At least now I can say I went!

Bible Study/Small Groups – Part 1

This is part 1 of I don’t know how many about Bible Study aka Small Groups.  Today’s topic will be on why I don’t or didn’t or have not gone to or wanted to go to Small Groups.  And I think that, probably a lot of people who don’t go share the same reasons.

Let’s start off with the fact that people scare me, group discussions scare me, and sharing scares me.  It is incredibly uncomfortable for me to be in such “discussion” settings – this does not only apply to the topic of Bible Study but also to classes where they had those mini “discussion” classes in addition to the large lectures.  So what is so scary about it?  Well, I’m not very good at words, I’m not a verbal person.  I am much better and feel much more comfortable expressing myself in writing.  But perhaps it stems down to being afraid to say what you think or being afraid to ask questions.

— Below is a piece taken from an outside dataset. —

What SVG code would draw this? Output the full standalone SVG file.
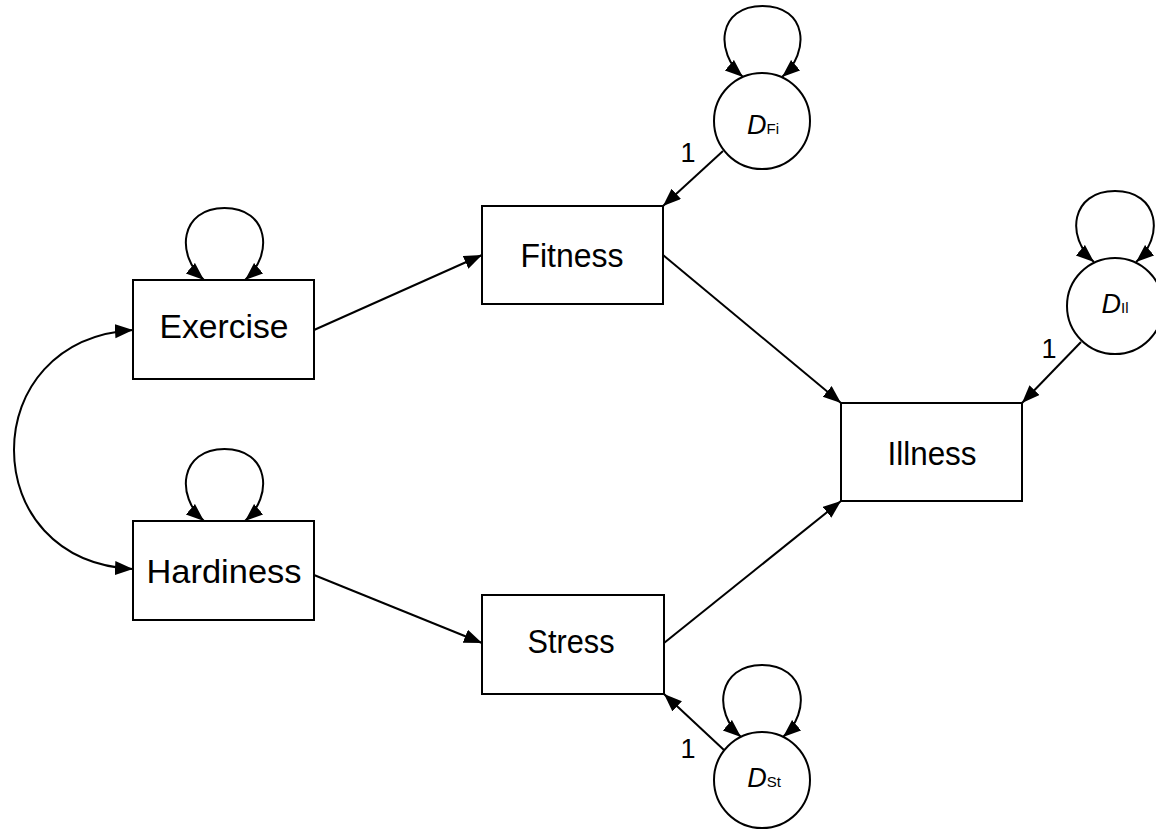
<svg xmlns="http://www.w3.org/2000/svg" width="1156" height="830" viewBox="0 0 1156 830">
<style>
.box{fill:#fff;stroke:#000;stroke-width:2}
.circ{fill:#fff;stroke:#000;stroke-width:2}
.lbl{font-family:"Liberation Sans",Arial,sans-serif;font-size:33px;fill:#000;text-anchor:middle}
.dl{font-family:"Liberation Sans",Arial,sans-serif;font-size:27px;fill:#000;text-anchor:middle}
.sub{font-size:15px}
.one{font-family:"Liberation Sans",Arial,sans-serif;font-size:27px;fill:#000;text-anchor:middle}
.c{fill:none;stroke:#000;stroke-width:2}
</style>
<defs>
<marker id="ah" markerUnits="userSpaceOnUse" markerWidth="20" markerHeight="16" refX="18" refY="7" orient="auto-start-reverse">
<path d="M0,0 L18,7 L0,14 z" fill="#000"/>
</marker>
</defs>
<rect width="1156" height="830" fill="#fff"/>
<g id="connectors">
<path class="c" d="M314,330 L482,255" marker-end="url(#ah)"/>
<path class="c" d="M314,575 L482,643" marker-end="url(#ah)"/>
<path class="c" d="M663,255 L841,403" marker-end="url(#ah)"/>
<path class="c" d="M664,643 L841,501" marker-end="url(#ah)"/>
<path class="c" d="M723,151 L663,206" marker-end="url(#ah)"/>
<path class="c" d="M1081,342 L1022,403" marker-end="url(#ah)"/>
<path class="c" d="M724,750 L664,694" marker-end="url(#ah)"/>
<path class="c" d="M133,330 C 55,335 14,390 14,450 C 14,510 55,565 133,569" marker-start="url(#ah)" marker-end="url(#ah)"/>
<path class="c" d="M204,280 C 175,255 180,208 224.5,208 C 269,208 274,255 245,280" marker-start="url(#ah)" marker-end="url(#ah)"/>
<path class="c" d="M204,521 C 175,496 180,449 224.5,449 C 269,449 274,496 245,521" marker-start="url(#ah)" marker-end="url(#ah)"/>
<path class="c" d="M743,77 C 714,52 718,6 762.5,6 C 807,6 811,52 782,77" marker-start="url(#ah)" marker-end="url(#ah)"/>
<path class="c" d="M1094,262 C 1065,237 1071,191 1115,191 C 1159,191 1165,237 1136,262" marker-start="url(#ah)" marker-end="url(#ah)"/>
<path class="c" d="M741,737 C 712,712 718,665 762,665 C 806,665 812,712 783,737" marker-start="url(#ah)" marker-end="url(#ah)"/>
<text class="one" x="688" y="162">1</text>
<text class="one" x="1049" y="358">1</text>
<text class="one" x="688" y="758">1</text>
</g>
<g id="exercise">
<rect class="box" x="133" y="280" width="181" height="99"/>
<text class="lbl" x="224" y="338" textLength="129" lengthAdjust="spacingAndGlyphs">Exercise</text>
</g>
<g id="hardiness">
<rect class="box" x="133" y="521" width="181" height="99"/>
<text class="lbl" x="224" y="583" textLength="155" lengthAdjust="spacingAndGlyphs">Hardiness</text>
</g>
<g id="fitness">
<rect class="box" x="482" y="206" width="181" height="98"/>
<text class="lbl" x="572" y="267" textLength="103" lengthAdjust="spacingAndGlyphs">Fitness</text>
</g>
<g id="stress">
<rect class="box" x="482" y="595" width="182" height="99"/>
<text class="lbl" x="571" y="653" textLength="87" lengthAdjust="spacingAndGlyphs">Stress</text>
</g>
<g id="illness">
<rect class="box" x="841" y="403" width="181" height="98"/>
<text class="lbl" x="932" y="465" textLength="89" lengthAdjust="spacingAndGlyphs">Illness</text>
</g>
<g id="d_fi">
<circle class="circ" cx="762" cy="121" r="48"/>
<text class="dl" x="763" y="134"><tspan font-style="italic">D</tspan><tspan class="sub">Fi</tspan></text>
</g>
<g id="d_il">
<circle class="circ" cx="1115" cy="306" r="48"/>
<text class="dl" x="1115" y="313"><tspan font-style="italic">D</tspan><tspan class="sub">Il</tspan></text>
</g>
<g id="d_st">
<circle class="circ" cx="762" cy="780" r="48"/>
<text class="dl" x="764" y="787"><tspan font-style="italic">D</tspan><tspan class="sub">St</tspan></text>
</g>
</svg>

I often feel like people in Small Groups already “know it all”.  What’s all?  I’m not sure I can define that, but I do feel that these people are at a much deeper level than I’m at.  So to go into the group and not know what the heck is going on is quite intimidating.  People are much more advanced at their knowledge of the Bible and God and Christianity and honestly, I’m not.

It has been a very very long time since I went to a Bible Study (other than this week and last week).  I think I went to a few in college.  I think it could have even been less than a handful.  I felt incredibly uncomfortable and I don’t feel like I fit in or was very welcomed.  So I stopped going.  It’s also been a very long time and by long I mean years and years and years that I’ve navigated around in the Bible.  I mean, at church I flip to whatever passage the sermon is about and that’s about it.  Because it’s been so long, I actually don’t even remember where all the books of the Bible are.  I did at one point.  And so, that’s embarrassing.  I don’t want to go to a Bible Study and not even know where Isaiah is or be able to flip quickly to I Corinthians.  Also, while everyone knows about this person, that event, and the whole history and everything behind it, I really don’t know anything.  So I feel very self-conscious about my knowledge, like embarrassed to not know all about Paul’s life or whoever.  And to me, it feels as if you already have to know all this when you go to a Small Group because that’s what people talk about and refer to.  And well, even though you are supposed to feel comfortable asking questions, it’s not comfortable at all.  Oh, and I don’t like small group praying, but that’s a different story.

Because of all the reasons listed above, it just makes me not want to go.  And so I avoid Small Groups and feel very awkward and uncomfortable when people ask me why I don’t want to go.  In Part 2, I’ll tell you why I went last week.